Todd was just as good at the track. I knew that he had good reactions from the many times we staged intra-staff reaction time challenges (named, in his honor, The Brash Nationals) with portable Christmas Trees, but he actually transferred that to the track. Rare was the time he got left on in his Alcohol Funny Car, and we all watched proudly, and silently rooted for him when he reached three national event final rounds only to get turned away each time. He won his first Wally, at a Lucas event at the National Trail, and we couldn’t have been happier for him.

He cuts a dashing figure in the staging lanes, tall and lean in his all-black fire suit, carrying a leave-me-be face and a prowling demeanor unconsciously absorbed over a lifetime of worship of our shared idol, Don Prudhomme.

When Hawley's school offered a chance for journalists to compete head-to-head in its Super Comp dragsters against John Force in 1994, Todd was our natural pick, and he ended up beating the champ. I'll never forget what Force wrote on a poster he autographed for Todd: "See you in the glue." He knew Todd's burning desire, and that quite possibly they'd end up in "the glue" -– the burnout box -– side by side one day.

Todd finished up his work for us with a fine story on Cory McClenathan in issue 47 and another great one on Mark Faul in Issue 48. I asked him if he wanted to pen the year's final staff-authored "The Write Lane" column to say farewell and recall his days here. I knew what the answer would be (right) but I tried.
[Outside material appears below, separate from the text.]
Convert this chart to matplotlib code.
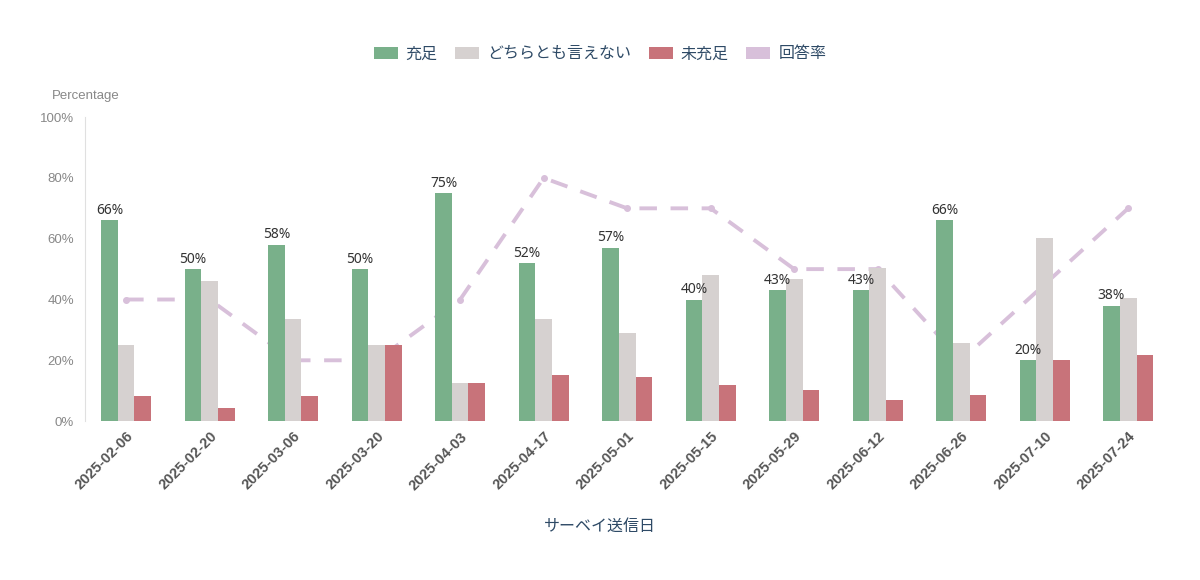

T.V. loved writing about drag racing -– that is, unless it involved himself, though many times I begged him to share his story with us -- but he loves drag racing. Now he's going to get a chance to do more of that, and although we'll miss him –- and I know our readers will miss him, too -– he's still chasing his dream, and we're proud of him. I know he'll be a success (unless he has to write about himself). See you in the glue, friend.